Importantly, this is again not confined to beauty, it is a lifestyle recalibration. Artists like Zara Larsson are embracing high-shine, softly nostalgic glam that reads less as costume and more as identity signalling, a visual language rooted in Y2K optimism but refined for 2026. Simultaneously, the cultural return of Euphoria reinforces makeup as emotional storytelling. Its saturated pigments, rhinestones and painterly textures function as narrative devices, blurring the boundary between character development and cosmetic artistry. Together, they signal that expressive beauty is no longer niche; it is culturally legitimised.

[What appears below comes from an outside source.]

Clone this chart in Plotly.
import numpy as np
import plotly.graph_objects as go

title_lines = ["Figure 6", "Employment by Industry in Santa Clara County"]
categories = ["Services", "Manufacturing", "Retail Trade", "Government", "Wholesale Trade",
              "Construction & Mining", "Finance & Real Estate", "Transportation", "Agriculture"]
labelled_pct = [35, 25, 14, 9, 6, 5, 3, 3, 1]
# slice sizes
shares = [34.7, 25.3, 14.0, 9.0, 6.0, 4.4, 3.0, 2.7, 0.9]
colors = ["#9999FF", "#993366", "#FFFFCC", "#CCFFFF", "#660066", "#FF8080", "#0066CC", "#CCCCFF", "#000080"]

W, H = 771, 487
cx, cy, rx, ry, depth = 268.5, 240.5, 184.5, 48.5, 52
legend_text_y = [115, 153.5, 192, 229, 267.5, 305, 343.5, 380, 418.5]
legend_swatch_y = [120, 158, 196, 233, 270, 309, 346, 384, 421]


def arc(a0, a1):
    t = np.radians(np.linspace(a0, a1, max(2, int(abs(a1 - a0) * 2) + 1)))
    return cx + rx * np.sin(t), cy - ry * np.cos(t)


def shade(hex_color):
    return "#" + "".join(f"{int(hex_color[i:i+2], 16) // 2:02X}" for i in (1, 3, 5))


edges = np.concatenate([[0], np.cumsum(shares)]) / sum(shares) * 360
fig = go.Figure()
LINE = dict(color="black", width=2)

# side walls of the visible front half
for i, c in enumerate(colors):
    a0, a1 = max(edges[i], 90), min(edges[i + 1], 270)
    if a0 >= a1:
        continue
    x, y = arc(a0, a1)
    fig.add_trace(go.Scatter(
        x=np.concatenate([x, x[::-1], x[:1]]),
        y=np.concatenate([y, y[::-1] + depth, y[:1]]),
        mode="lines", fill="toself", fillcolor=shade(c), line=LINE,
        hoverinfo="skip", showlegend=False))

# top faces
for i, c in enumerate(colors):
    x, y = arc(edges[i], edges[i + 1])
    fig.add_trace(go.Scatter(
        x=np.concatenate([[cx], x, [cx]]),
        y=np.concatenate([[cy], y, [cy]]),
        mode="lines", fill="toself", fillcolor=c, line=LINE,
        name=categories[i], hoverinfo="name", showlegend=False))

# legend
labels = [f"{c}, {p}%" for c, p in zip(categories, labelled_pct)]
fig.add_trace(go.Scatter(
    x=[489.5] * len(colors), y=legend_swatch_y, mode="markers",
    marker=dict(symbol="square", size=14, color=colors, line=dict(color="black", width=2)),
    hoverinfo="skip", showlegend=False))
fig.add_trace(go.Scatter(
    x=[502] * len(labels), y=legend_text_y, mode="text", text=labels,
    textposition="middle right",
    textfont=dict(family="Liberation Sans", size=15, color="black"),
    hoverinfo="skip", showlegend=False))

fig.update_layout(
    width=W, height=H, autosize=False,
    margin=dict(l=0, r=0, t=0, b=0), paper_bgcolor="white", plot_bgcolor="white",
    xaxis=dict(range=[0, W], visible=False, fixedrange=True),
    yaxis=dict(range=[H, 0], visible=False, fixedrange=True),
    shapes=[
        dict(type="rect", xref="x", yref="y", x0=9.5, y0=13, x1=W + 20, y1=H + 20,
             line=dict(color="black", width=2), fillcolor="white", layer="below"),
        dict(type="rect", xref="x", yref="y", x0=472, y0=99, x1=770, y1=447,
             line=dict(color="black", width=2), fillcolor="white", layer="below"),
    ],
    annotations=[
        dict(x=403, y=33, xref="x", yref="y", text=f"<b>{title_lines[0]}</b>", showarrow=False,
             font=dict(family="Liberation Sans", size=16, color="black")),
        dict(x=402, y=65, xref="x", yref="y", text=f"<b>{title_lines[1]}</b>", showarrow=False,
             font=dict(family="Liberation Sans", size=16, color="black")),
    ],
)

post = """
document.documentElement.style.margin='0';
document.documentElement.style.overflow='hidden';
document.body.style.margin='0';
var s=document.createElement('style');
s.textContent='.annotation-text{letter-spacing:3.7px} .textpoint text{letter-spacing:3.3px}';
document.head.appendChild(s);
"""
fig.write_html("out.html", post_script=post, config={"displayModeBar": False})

Brands are responding strategically. As beauty shifts away from pared-back minimalism, indie names like Kulfi Beauty are gaining attention with their colourful, high-impact products that break from beige minimalism and lean into rich pigments and playful finishes predicted to lead cosmetic growth this year. Brands such as Made by Mitchell are also synonymous with colour, regarded for their creative shades and pigments, while newer brands like Half Magic are globally known for celebrating glitters and shimmers. This is mirrored by brands such as Lisa Eldridge ensuring the fun is here to stay by launching coloured palettes as permanent sellers due to popular demand, a move that is eclipsing demographic differences and bringing colour to a more mature audience. These brands are not simply launching products; they are building ecosystems around mood, community and digital shareability.

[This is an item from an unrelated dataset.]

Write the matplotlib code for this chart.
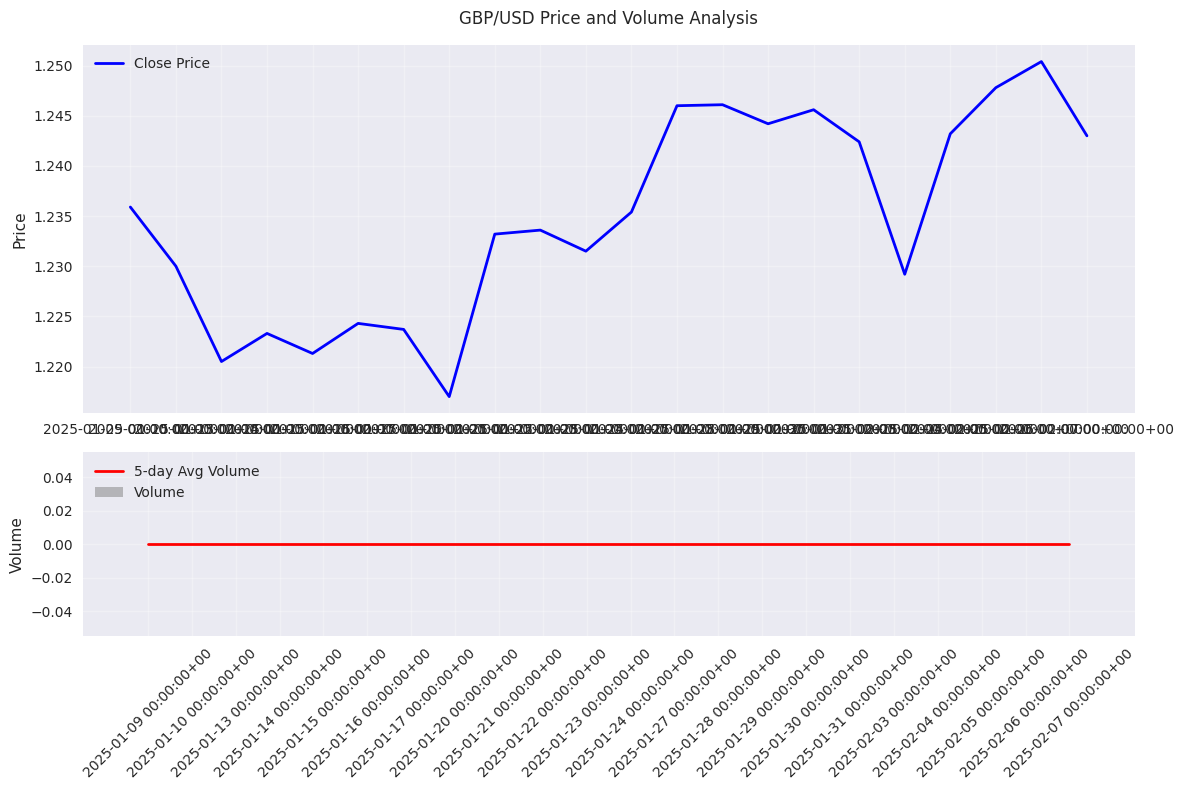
import matplotlib
matplotlib.use('Agg')
import matplotlib.pyplot as plt

# ── DATA ─────────────────────────────────────────
dates = [
    "2025-01-09", "2025-01-10", "2025-01-13", "2025-01-14", "2025-01-15",
    "2025-01-16", "2025-01-17", "2025-01-20", "2025-01-21", "2025-01-22",
    "2025-01-23", "2025-01-24", "2025-01-27", "2025-01-28", "2025-01-29",
    "2025-01-30", "2025-01-31", "2025-02-03", "2025-02-04", "2025-02-05",
    "2025-02-06", "2025-02-07",
]
labels = [d + " 00:00:00+00" for d in dates]

close = [1.2359, 1.2300, 1.2205, 1.2233, 1.2213, 1.2243, 1.2237, 1.2170,
         1.2332, 1.2336, 1.2315, 1.2354, 1.2460, 1.2461, 1.2442, 1.2456,
         1.2424, 1.2292, 1.2432, 1.2478, 1.2504, 1.2430]
volume = [0] * 22
vol_avg = [0.0] * 22

# ── STYLE ────────────────────────────────────────
plt.style.use('seaborn-v0_8')
plt.rcParams['font.family'] = ['DejaVu Sans']

fig, (ax1, ax2) = plt.subplots(2, 1, figsize=(12, 8), dpi=100,
                               gridspec_kw={'height_ratios': [2, 1]})

# price panel
ax1.plot(labels, close, color='blue', linewidth=2, label='Close Price')
ax1.set_title('GBP/USD Price and Volume Analysis', pad=15)
ax1.set_ylabel('Price')
ax1.legend(loc='upper left')
ax1.grid(True, alpha=0.3)

# volume panel
ax2.bar(labels, volume, color='gray', alpha=0.5, label='Volume')
ax2.plot(labels, vol_avg, color='red', linewidth=2, label='5-day Avg Volume')
ax2.set_ylabel('Volume')
ax2.legend(loc='upper left')
ax2.grid(True, alpha=0.3)
ax2.tick_params(axis='x', rotation=45)

plt.tight_layout()
plt.savefig('out.png', dpi=100, bbox_inches='tight')
plt.close()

At the same time, heritage houses such as MAC Cosmetics are creatively rebooting platforms like MACzine to champion bold self-expression, proving that the comeback of colour is an opportunity for emerging brands to take inspiration directly from the brands consumers grew up loving. Additionally, MAC’s upcoming launch into Sephora US will push this trend from micro to mass. Likewise, Anastasia Beverly Hills, synonymous with high-glam pigment, is re-entering the conversation as nostalgia regains cultural capital. This intergenerational dialogue between legacy and indie signals a more layered market dynamic.

From a business perspective, the implications are clear. Colour is not merely aesthetic; it is strategic. It offers higher visual impact in saturated digital feeds, encourages product layering (and therefore basket growth), and supports limited-edition storytelling rooted in nostalgia cycles. But more importantly, it taps into something psychological. In a period defined by global uncertainty and emotional fatigue, expressive makeup offers micro-escapism. It provides agency in daily ritual. It allows consumers to curate not just appearance, but feeling.

The decline of the clean girl aesthetic is not a rejection of minimalism itself, it is a reconsideration of constraint. The rise of colour-drenching marks a broader cultural shift toward emotional visibility. In 2026, makeup is less about erasing imperfection and more about amplifying perspective. Joy is no longer frivolous; it is functional. And in that reframing lies the real power of this colourful and fun encapsulating movement.